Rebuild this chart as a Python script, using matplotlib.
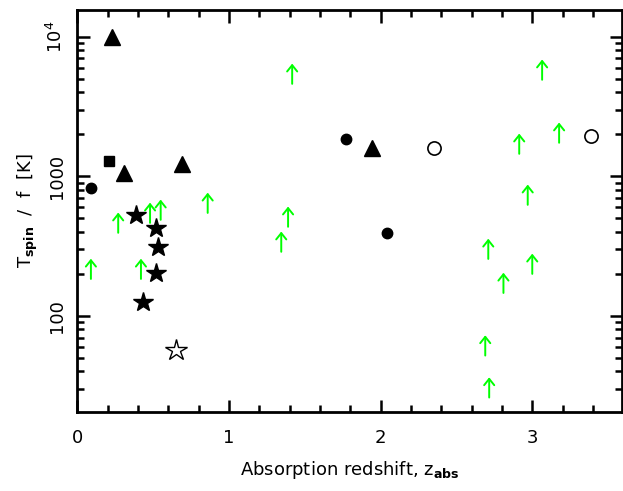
import numpy as np
import matplotlib
matplotlib.use('Agg')
import matplotlib.pyplot as plt
from matplotlib.ticker import LogLocator, MultipleLocator, FixedLocator, NullFormatter

# --- dados ---
# detecções (símbolos cheios / vazios)
circ_z = [0.09, 1.77, 2.04]
circ_t = [830, 1860, 390]
quad_z = [0.21]
quad_t = [1290]
tri_z = [0.23, 0.31, 0.69, 1.945]
tri_t = [10000, 1060, 1230, 1600]
circ_open_z = [2.35, 3.39]
circ_open_t = [1600, 1950]
estrela_z = [0.39, 0.52, 0.53, 0.52, 0.435]
estrela_t = [530, 427, 312, 203, 126]
estrela_open_z = [0.65]
estrela_open_t = [57]

# limites inferiores (setas verdes)
lim_z = [0.09, 0.27, 0.42, 0.48, 0.55, 0.86, 1.345, 1.39, 1.417,
         2.69, 2.71, 2.716, 2.81, 2.914, 2.97, 3.0, 3.065, 3.177]
lim_t = [184, 394, 184, 464, 488, 547, 288, 435, 4600,
         52, 256, 26, 146, 1450, 625, 200, 4920, 1740]

VERDE = '#00ff00'

plt.rcParams['font.family'] = ['DejaVu Sans']
plt.rcParams['font.size'] = 13

fig = plt.figure(figsize=(6.23, 4.91), dpi=100)
ax = fig.add_axes([0.124, 0.161, 0.874, 0.819])
ax.set_yscale('log')
ax.set_xlim(0, 3.59)
ax.set_ylim(20.5, 15600)

ax.plot(circ_z, circ_t, 'o', color='k', ms=7.5, zorder=3)
ax.plot(quad_z, quad_t, 's', color='k', ms=6.5, zorder=3)
ax.plot(tri_z, tri_t, '^', color='k', ms=11, zorder=3)
ax.plot(circ_open_z, circ_open_t, 'o', mfc='white', mec='k', mew=1.2, ms=9.5, zorder=3)
ax.plot(estrela_z, estrela_t, '*', color='k', ms=15, zorder=3)
ax.plot(estrela_open_z, estrela_open_t, '*', mfc='white', mec='k', mew=1.0, ms=16, zorder=3)

# setas: base no valor, ponta ~0.145 dex acima
for z, t in zip(lim_z, lim_t):
    ax.annotate('', xy=(z, t * 10**0.145), xytext=(z, t),
                arrowprops=dict(arrowstyle='->,head_length=0.35,head_width=0.28',
                                color=VERDE, lw=1.4, shrinkA=0, shrinkB=0))

for s in ax.spines.values():
    s.set_linewidth(2)

ax.xaxis.set_major_locator(MultipleLocator(1))
ax.xaxis.set_minor_locator(MultipleLocator(0.2))
ax.yaxis.set_major_locator(FixedLocator([100, 1000, 10000]))
ax.yaxis.set_minor_locator(LogLocator(base=10, subs=np.arange(2, 10)))
ax.yaxis.set_minor_formatter(NullFormatter())
ax.set_yticklabels(['100', '1000', r'10$^4$'], rotation=90, va='center')

ax.tick_params(which='both', direction='in', top=True, right=True, width=1.8)
ax.tick_params(which='major', length=9)
ax.tick_params(axis='x', which='major', pad=12)
ax.tick_params(axis='y', which='major', pad=8)
ax.tick_params(which='minor', length=5)

ax.set_xlabel(r'Absorption redshift, z$_{\bf abs}$', labelpad=9)
ax.set_ylabel(r'T$_{\bf spin}$  /  f  [K]', labelpad=4)

fig.savefig('out.png', dpi=100)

^^^^^^^^

> **To do**: Transcribe the material exactly, keeping every word and none of the pictures.

> **Written answer**:
Rebuild this chart as a Python script, using matplotlib.
import numpy as np
import matplotlib
matplotlib.use('Agg')
import matplotlib.pyplot as plt
from matplotlib.ticker import LogLocator, MultipleLocator, FixedLocator, NullFormatter

# --- dados ---
# detecções (símbolos cheios / vazios)
circ_z = [0.09, 1.77, 2.04]
circ_t = [830, 1860, 390]
quad_z = [0.21]
quad_t = [1290]
tri_z = [0.23, 0.31, 0.69, 1.945]
tri_t = [10000, 1060, 1230, 1600]
circ_open_z = [2.35, 3.39]
circ_open_t = [1600, 1950]
estrela_z = [0.39, 0.52, 0.53, 0.52, 0.435]
estrela_t = [530, 427, 312, 203, 126]
estrela_open_z = [0.65]
estrela_open_t = [57]

# limites inferiores (setas verdes)
lim_z = [0.09, 0.27, 0.42, 0.48, 0.55, 0.86, 1.345, 1.39, 1.417,
         2.69, 2.71, 2.716, 2.81, 2.914, 2.97, 3.0, 3.065, 3.177]
lim_t = [184, 394, 184, 464, 488, 547, 288, 435, 4600,
         52, 256, 26, 146, 1450, 625, 200, 4920, 1740]

VERDE = '#00ff00'

plt.rcParams['font.family'] = ['DejaVu Sans']
plt.rcParams['font.size'] = 13

fig = plt.figure(figsize=(6.23, 4.91), dpi=100)
ax = fig.add_axes([0.124, 0.161, 0.874, 0.819])
ax.set_yscale('log')
ax.set_xlim(0, 3.59)
ax.set_ylim(20.5, 15600)

ax.plot(circ_z, circ_t, 'o', color='k', ms=7.5, zorder=3)
ax.plot(quad_z, quad_t, 's', color='k', ms=6.5, zorder=3)
ax.plot(tri_z, tri_t, '^', color='k', ms=11, zorder=3)
ax.plot(circ_open_z, circ_open_t, 'o', mfc='white', mec='k', mew=1.2, ms=9.5, zorder=3)
ax.plot(estrela_z, estrela_t, '*', color='k', ms=15, zorder=3)
ax.plot(estrela_open_z, estrela_open_t, '*', mfc='white', mec='k', mew=1.0, ms=16, zorder=3)

# setas: base no valor, ponta ~0.145 dex acima
for z, t in zip(lim_z, lim_t):
    ax.annotate('', xy=(z, t * 10**0.145), xytext=(z, t),
                arrowprops=dict(arrowstyle='->,head_length=0.35,head_width=0.28',
                                color=VERDE, lw=1.4, shrinkA=0, shrinkB=0))

for s in ax.spines.values():
    s.set_linewidth(2)

ax.xaxis.set_major_locator(MultipleLocator(1))
ax.xaxis.set_minor_locator(MultipleLocator(0.2))
ax.yaxis.set_major_locator(FixedLocator([100, 1000, 10000]))
ax.yaxis.set_minor_locator(LogLocator(base=10, subs=np.arange(2, 10)))
ax.yaxis.set_minor_formatter(NullFormatter())
ax.set_yticklabels(['100', '1000', r'10$^4$'], rotation=90, va='center')

ax.tick_params(which='both', direction='in', top=True, right=True, width=1.8)
ax.tick_params(which='major', length=9)
ax.tick_params(axis='x', which='major', pad=12)
ax.tick_params(axis='y', which='major', pad=8)
ax.tick_params(which='minor', length=5)

ax.set_xlabel(r'Absorption redshift, z$_{\bf abs}$', labelpad=9)
ax.set_ylabel(r'T$_{\bf spin}$  /  f  [K]', labelpad=4)

fig.savefig('out.png', dpi=100)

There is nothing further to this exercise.